Painting of Plains Ojibwe chief by George Catlin

Sha-có-pay is an oil-on-canvas painting from life by American artist George Catlin, from 1832. It depicts an Indigenous American named Sha-có-pay, who was chief of the Plains Ojibwe. It was painted at Fort Union.

Catlin traveled throughout Western North America and painted Indians at a time when the only contact with Whites was from explorers and traders. The painting shows traditional Plains Ojibwe clothing such as a beaded buckskin shirt, a buffalo-hide robe, eagle feathers, hair pipes, and a beaded necklace that is unique to the tribes of the northernmost plains (Ojibwe and Cree). The portrait was painted during a trip to Fort Union in 1832.

Catlin said:

The chief of that part of the Ojibbeway tribe who inhabit these northern regions … is a man of huge size; with dignity of manner, and pride and vanity, just about in proportion to his bulk.

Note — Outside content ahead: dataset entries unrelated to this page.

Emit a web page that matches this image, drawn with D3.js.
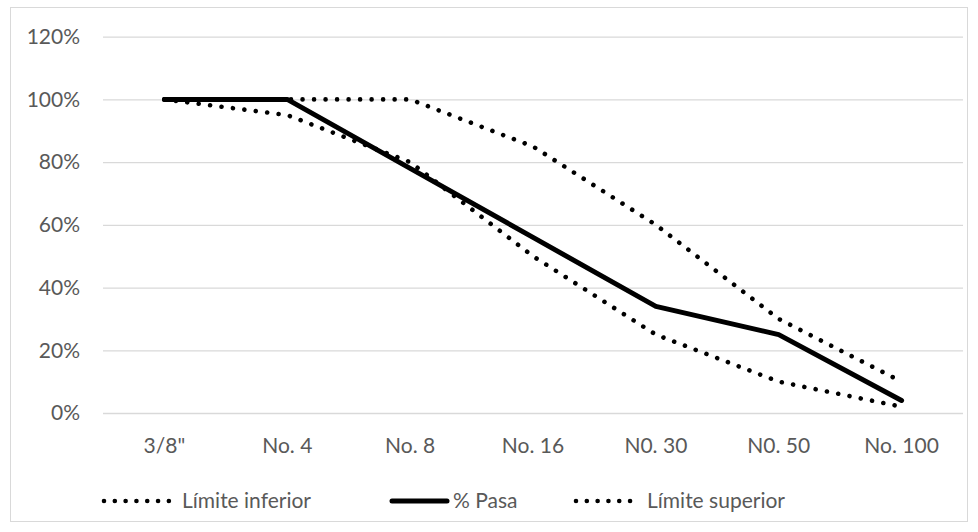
<!DOCTYPE html>
<html>
<head>
<meta charset="utf-8">
<script src="https://cdn.jsdelivr.net/npm/d3@7"></script>
<style>
  html, body { margin: 0; padding: 0; background: #fff; }
  svg { display: block; }
  text { font-family: Lato, "Open Sans", sans-serif; fill: #595959; }
</style>
</head>
<body>
<svg id="chart" width="978" height="532"></svg>
<script>
// Sieve sizes along the grading curve
const sieves = ['3/8"', "No. 4", "No. 8", "No. 16", "N0. 30", "N0. 50", "No. 100"];
// Percent passing per sieve
const limiteInferior = [100, 95, 80, 50, 25, 10, 2];
const pasa = [100, 100, 78, 56, 34, 25, 4];
const limiteSuperior = [100, 100, 100, 85, 60, 30, 10];
const yTicks = [0, 20, 40, 60, 80, 100, 120];

const seriesList = [
  { name: "Límite inferior", values: limiteInferior, dotted: true },
  { name: "% Pasa", values: pasa, dotted: false },
  { name: "Límite superior", values: limiteSuperior, dotted: true }
];

const svg = d3.select("#chart");

// Chart frame
svg.append("rect")
  .attr("x", 10.5).attr("y", 7.5)
  .attr("width", 957).attr("height", 514)
  .attr("fill", "#fff").attr("stroke", "#d9d9d9").attr("stroke-width", 1);

const plot = { left: 103, right: 963, top: 36.7, bottom: 413 };

const x = d3.scaleBand().domain(sieves).range([plot.left, plot.right]);
const y = d3.scaleLinear().domain([0, 120]).range([plot.bottom, plot.top]);

// Horizontal gridlines + percentage labels
const yAxis = d3.axisLeft(y)
  .tickValues(yTicks)
  .tickSize(-(plot.right - plot.left))
  .tickPadding(23)
  .tickFormat(d => d + "%");

const gy = svg.append("g")
  .attr("transform", `translate(${plot.left},0)`)
  .call(yAxis);
gy.select(".domain").remove();
gy.selectAll(".tick line").attr("stroke", "#d9d9d9").attr("stroke-width", 1.3);
gy.selectAll(".tick text")
  .attr("font-size", 21)
  .attr("fill", "#595959");

// Category labels
const xAxis = d3.axisBottom(x).tickSize(0).tickPadding(25);
const gx = svg.append("g")
  .attr("transform", `translate(0,${plot.bottom})`)
  .call(xAxis);
gx.select(".domain").remove();
gx.selectAll(".tick text")
  .attr("font-size", 21)
  .attr("fill", "#595959");

// Series lines
const line = d3.line()
  .x((d, i) => x(sieves[i]) + x.bandwidth() / 2)
  .y(d => y(d));

function styleStroke(sel, dotted, gap) {
  sel.attr("fill", "none").attr("stroke", "#000");
  if (dotted) {
    sel.attr("stroke-width", 4.6)
      .attr("stroke-linecap", "round")
      .attr("stroke-dasharray", `0.01 ${gap || 11.5}`);
  } else {
    sel.attr("stroke-width", 5)
      .attr("stroke-linecap", "round")
      .attr("stroke-linejoin", "round");
  }
  return sel;
}

seriesList.forEach(s => {
  svg.append("path")
    .datum(s.values)
    .attr("d", line)
    .call(styleStroke, s.dotted);
});

// Legend
const legendY = 501;
const legendItems = [
  { s: seriesList[0], x0: 104, x1: 169, tx: 182 },
  { s: seriesList[1], x0: 392, x1: 447, tx: 453 },
  { s: seriesList[2], x0: 576, x1: 638, tx: 647 }
];
legendItems.forEach(it => {
  svg.append("line")
    .attr("x1", it.x0).attr("x2", it.x1)
    .attr("y1", legendY).attr("y2", legendY)
    .call(styleStroke, it.s.dotted, 10.8);
  svg.append("text")
    .attr("x", it.tx).attr("y", legendY)
    .attr("dy", "0.35em")
    .attr("font-size", 21)
    .text(it.s.name);
});
</script>
</body>
</html>
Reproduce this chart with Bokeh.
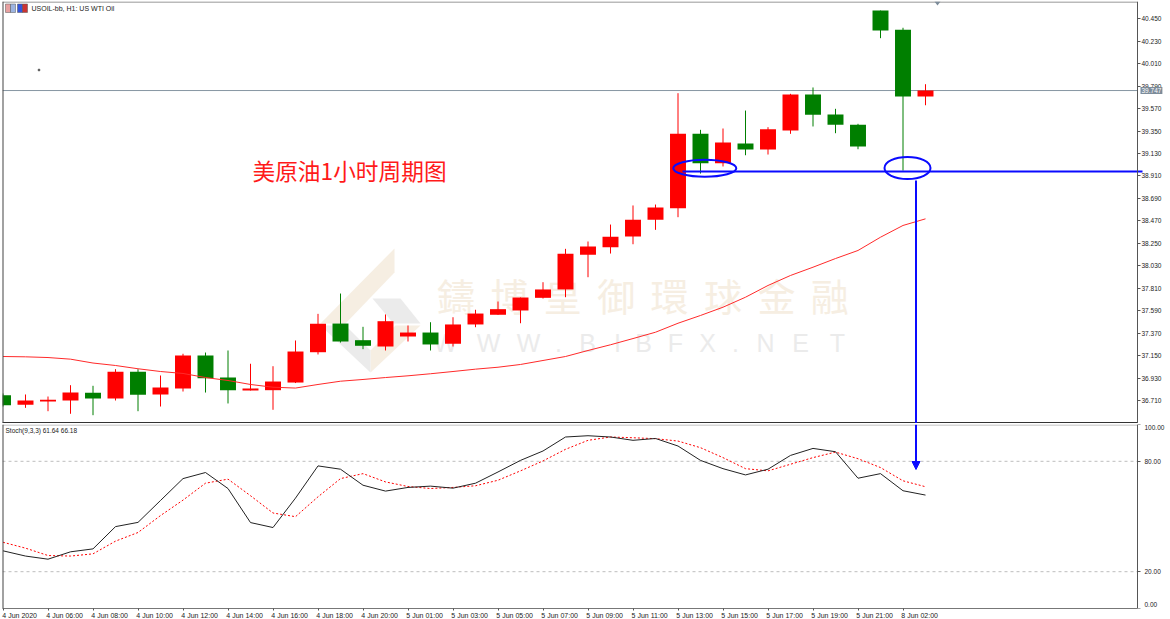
from bokeh.plotting import figure
from bokeh.layouts import column
from bokeh.models import FixedTicker, Label, Arrow, NormalHead, Span, LinearAxis
from bokeh.core.properties import value
from bokeh.embed import file_html
from bokeh.resources import INLINE

open_ = [36.762,36.668,36.700,36.710,36.785,36.730,36.991,36.769,36.828,37.151,36.935,36.808,36.811,36.886,37.183,37.464,37.301,37.239,37.337,37.376,37.266,37.455,37.550,37.592,37.716,37.798,38.138,38.212,38.317,38.480,38.594,39.323,39.035,39.228,39.169,39.355,39.708,39.512,39.411,40.531,40.342,39.689]
close = [36.664,36.710,36.717,36.788,36.730,36.991,36.766,36.837,37.151,36.928,36.811,36.828,36.896,37.190,37.462,37.288,37.246,37.487,37.376,37.259,37.455,37.562,37.605,37.719,37.798,38.147,38.219,38.314,38.480,38.601,39.323,39.035,39.238,39.169,39.368,39.708,39.509,39.411,39.199,40.335,39.689,39.747]
high = [36.779,36.769,36.749,36.860,36.854,37.017,37.017,36.955,37.168,37.180,37.200,37.070,37.046,37.298,37.559,37.758,37.432,37.553,37.445,37.477,37.526,37.599,37.680,37.719,37.869,38.196,38.268,38.434,38.621,38.630,39.721,39.362,39.375,39.551,39.388,39.715,39.777,39.568,39.421,40.531,40.362,39.809]
low = [36.651,36.638,36.605,36.580,36.566,36.710,36.605,36.651,36.798,36.788,36.681,36.808,36.619,36.881,37.161,37.278,37.213,37.200,37.288,37.200,37.239,37.428,37.550,37.467,37.709,37.722,37.918,38.150,38.241,38.382,38.506,38.934,39.003,39.113,39.120,39.323,39.395,39.329,39.172,40.260,38.963,39.603]
ma = [37.141,37.138,37.131,37.115,37.077,37.053,37.021,36.994,36.975,36.935,36.906,36.867,36.840,36.832,36.867,36.899,36.916,36.935,36.952,36.972,36.994,37.017,37.036,37.063,37.102,37.141,37.200,37.256,37.317,37.379,37.467,37.543,37.624,37.722,37.837,37.935,38.016,38.101,38.180,38.310,38.425,38.490]
stoch_main = [31.35,28.5,26.8,30.8,32.4,44.5,46.8,58.7,70.6,73.9,65.2,46.7,44.0,60.0,77.5,75.7,67.0,63.8,65.8,66.5,65.4,68.1,74.2,80.5,85.6,93.2,93.9,93.2,91.4,92.4,88.3,80.5,76.0,72.6,75.7,83.2,87.0,85.2,70.8,73.3,64.0,61.64]
stoch_signal = [36.0,32.8,28.8,28.5,29.7,36.6,41.3,50.5,58.9,68.1,70.3,61.3,51.9,49.9,60.7,70.6,73.3,68.8,66.3,65.2,65.8,66.7,69.7,74.8,80.2,86.5,91.4,93.2,92.8,92.3,91.0,87.4,82.0,76.0,74.8,78.4,82.0,85.0,81.4,76.6,69.4,66.18]
price_ticks = [36.71,36.93,37.15,37.37,37.59,37.81,38.03,38.25,38.47,38.69,38.91,39.13,39.35,39.57,39.79,40.01,40.23,40.45]
stoch_ticks = [20, 80]
time_labels = ["4 Jun 2020","4 Jun 06:00","4 Jun 08:00","4 Jun 10:00","4 Jun 12:00","4 Jun 14:00","4 Jun 16:00","4 Jun 18:00","4 Jun 20:00","5 Jun 01:00","5 Jun 03:00","5 Jun 05:00","5 Jun 07:00","5 Jun 09:00","5 Jun 11:00","5 Jun 13:00","5 Jun 15:00","5 Jun 17:00","5 Jun 19:00","5 Jun 21:00","8 Jun 02:00"]
last_price = 39.747
level_price = 38.954
title_text = "USOIL-bb, H1: US WTI Oil"
stoch_text = "Stoch(9,3,3) 61.64 66.18"
note_text = "美原油1小时周期图"
wm_cn = "鑄博皇御環球金融"
wm_en = "WWW.BIBFX.NET"

FONT = "Liberation Sans"
n = len(open_)
idx = list(range(n))
up = [c >= o for o, c in zip(open_, close)]
RED, GREEN, BLUE = "#ff0000", "#007f00", "#0a0aff"


def X(px):  # page pixel to bar index, for decorations only
    return (px - 2.5) / 22.5


def Y(py):  # page pixel to price, for decorations only
    return 36.71 + (400 - py) / 102.06


def V(py):  # page pixel to stochastic value, for decorations only
    return (608 - py) / 184 * 100


x_range = (X(2), X(1170))
AXIS_X = X(1137)
p1 = figure(width=1170, height=423, frame_width=1168, frame_height=422, min_border_left=2, min_border_right=0,
            min_border_top=1, min_border_bottom=0, x_range=x_range, y_range=(Y(423), Y(1)),
            x_axis_location=None, y_axis_location=None, toolbar_location=None, output_backend="svg",
            background_fill_color="white", border_fill_color="white", outline_line_color=None)
p1.grid.visible = False
ax = LinearAxis(fixed_location=AXIS_X, ticker=FixedTicker(ticks=price_ticks))
ax.major_label_overrides = {t: f"{t:.3f}" for t in price_ticks}
ax.major_tick_in = 0
ax.major_tick_out = 3
ax.minor_tick_out = 0
ax.minor_tick_in = 0
ax.axis_line_color = "#555555"
ax.major_tick_line_color = "#555555"
ax.major_label_standoff = 1
ax.major_label_text_font = FONT
ax.major_label_text_font_size = "6.5px"
ax.major_label_text_color = "#222222"
p1.add_layout(ax, "right")

# watermark (under everything)
tan, wgray = "#f6eee2", "#ebebeb"
p1.patch([X(v) for v in (394, 394, 345, 320)], [Y(v) for v in (248, 272, 323, 323)], color=tan, line_alpha=0)
p1.patch([X(v) for v in (420, 395, 370, 370)], [Y(v) for v in (325, 325, 350, 372)], color=tan, line_alpha=0)
p1.patch([X(v) for v in (372, 400, 420, 393)], [Y(v) for v in (298, 298, 323, 323)], color=wgray, line_alpha=0)
p1.patch([X(v) for v in (320, 345, 370, 370)], [Y(v) for v in (325, 325, 350, 372)], color=wgray, line_alpha=0)
p1.text([X(436.5 + 53.4 * i) for i in range(len(wm_cn))], [Y(294)] * len(wm_cn), text=list(wm_cn),
        text_font=value("Noto Sans CJK TC"), text_font_size="38px", text_color=tan,
        text_baseline="middle", text_align="left")
en_pos = [445, 488, 528, 558, 587, 617, 643, 675, 707, 735, 765, 800, 837]
p1.text([X(v) for v in en_pos], [Y(342.5)] * len(en_pos), text=list(wm_en),
        text_font=value(FONT), text_font_size="25px", text_color=wgray,
        text_baseline="middle", text_align="center")

# panel borders
p1.segment([X(2), X(2)], [Y(1.5), Y(422.5)], [AXIS_X, AXIS_X], [Y(1.5), Y(422.5)],
           line_color=["#777777", "#333333"], line_width=[1, 2])
p1.add_layout(Span(location=X(2), dimension="height", line_color="#444444", line_width=2))

# header decorations
p1.quad(left=[X(5), X(10), X(17), X(22)], right=[X(10), X(15), X(22), X(27)],
        top=[Y(3.5)] * 4, bottom=[Y(12)] * 4,
        fill_color=["#e8a0a0", "#9db4e0", "#3355dd", "#cc3333"], line_color="#555555", line_width=0.5)
p1.add_layout(Label(x=X(31), y=Y(8), text=title_text, text_font=FONT, text_font_size="7px",
                    text_color="#222222", text_baseline="middle"))
p1.scatter([X(38.5)], [Y(69.5)], marker="square", size=1.5, color="#555555")
p1.patch([X(934), X(940), X(937)], [Y(1), Y(1), Y(5)], color="#7d8c9a", line_alpha=0)

# price line
p1.segment([X(2)], [last_price], [AXIS_X], [last_price], line_color="#8796a3", line_width=1)

# candles
wick_colors = [RED if u else GREEN for u in up]
p1.segment(idx, high, idx, low, color=wick_colors, line_width=1)
p1.vbar(x=idx, top=[max(o, c) for o, c in zip(open_, close)], bottom=[min(o, c) for o, c in zip(open_, close)],
        width=0.71, fill_color=wick_colors, line_color=wick_colors, line_width=0)
p1.line(idx, ma, line_color="#ff2a2a", line_width=1)

# hand-drawn notes
p1.segment([X(682)], [level_price], [X(1142)], [level_price], line_color=BLUE, line_width=2)
p1.ellipse(x=[X(704.3), X(907)], y=[Y(167.7), Y(167.5)], width=[63, 46], height=[17, 22],
           width_units="screen", height_units="screen", fill_alpha=0, line_color=BLUE, line_width=2)
p1.segment([X(915.5)], [Y(180)], [X(915.5)], [Y(423)], line_color=BLUE, line_width=2)
p1.add_layout(Label(x=X(252), y=Y(170), text=note_text, text_font="Noto Sans CJK SC", text_font_size="22.7px",
                    text_color="#ff1a1a", text_baseline="middle"))
# current price tag
p1.add_layout(Label(x=X(1140), y=last_price, text=f"{last_price:.3f}",
                    text_font=FONT, text_font_size="6.5px", text_color="white", text_baseline="middle",
                    background_fill_color="#7d8c9a", padding=1))

p2 = figure(width=1170, height=196, frame_width=1168, frame_height=184, min_border_left=2, min_border_right=0,
            min_border_top=1, min_border_bottom=11, x_range=x_range, y_range=(0, 100),
            y_axis_location=None, toolbar_location=None, output_backend="svg",
            background_fill_color="white", border_fill_color="white", outline_line_color=None)
p2.grid.visible = False
ay = LinearAxis(fixed_location=AXIS_X, ticker=FixedTicker(ticks=[V(604), 20, 80, V(427)], minor_ticks=[0, 20, 80, 100]))
ay.major_label_overrides = {V(604): "0.00", 20: "20.00", 80: "80.00", V(427): "100.00"}
ay.major_tick_in = 0
ay.major_tick_out = 0
ay.minor_tick_out = 3
ay.minor_tick_in = 0
ay.axis_line_color = "#555555"
ay.minor_tick_line_color = "#555555"
ay.major_label_standoff = 4
ay.major_label_text_font = FONT
ay.major_label_text_font_size = "6.5px"
ay.major_label_text_color = "#222222"
p2.add_layout(ay, "right")
ticks_x = [i * 2 for i in range(len(time_labels))]
label_x = [t + 0.74 for t in ticks_x]  # labels start at their tick
ab = p2.xaxis[0]
ab.ticker = FixedTicker(ticks=label_x, minor_ticks=ticks_x)
ab.major_label_overrides = {t: s for t, s in zip(label_x, time_labels)}
ab.bounds = (X(2), AXIS_X)
ab.major_tick_in = 0
ab.major_tick_out = 0
ab.minor_tick_out = 2
ab.minor_tick_in = 0
ab.axis_line_color = "#777777"
ab.minor_tick_line_color = "#555555"
ab.major_label_standoff = 1
ab.major_label_text_font = FONT
ab.major_label_text_font_size = "7px"
ab.major_label_text_color = "#222222"

for t in stoch_ticks:
    p2.segment([X(2)], [t], [AXIS_X], [t], line_color="#bdbdbd", line_width=1, line_dash="3 3")
p2.segment([X(2)], [V(424.5)], [AXIS_X], [V(424.5)], line_color="#b0b0b0", line_width=1)
p2.add_layout(Span(location=X(2), dimension="height", line_color="#444444", line_width=2))
p2.line(idx, stoch_signal, line_color=RED, line_width=1, line_dash="2 2")
p2.line(idx, stoch_main, line_color="#222222", line_width=1)
p2.add_layout(Arrow(end=NormalHead(size=8, fill_color=BLUE, line_color=BLUE), x_start=X(915.5), y_start=100,
                    x_end=X(915.5), y_end=V(469), line_color=BLUE, line_width=2))
p2.add_layout(Label(x=X(5), y=V(430), text=stoch_text, text_font=FONT, text_font_size="6.5px",
                    text_color="#222222", text_baseline="middle"))

page = column(p1, p2, spacing=0)
open("out.html", "w").write(file_html(page, INLINE))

He sat for his portrait in a most beautiful dress, fringed with scalp locks in profusion; which he had snatched, in his early life from his enemies' heads, and now wears as proud trophies and proofs of what his arm has accomplished in battles with his enemies. His shirt of buckskin is beautifully embroidered and painted in curious hieroglyphics, the history of his battles and charts of his life.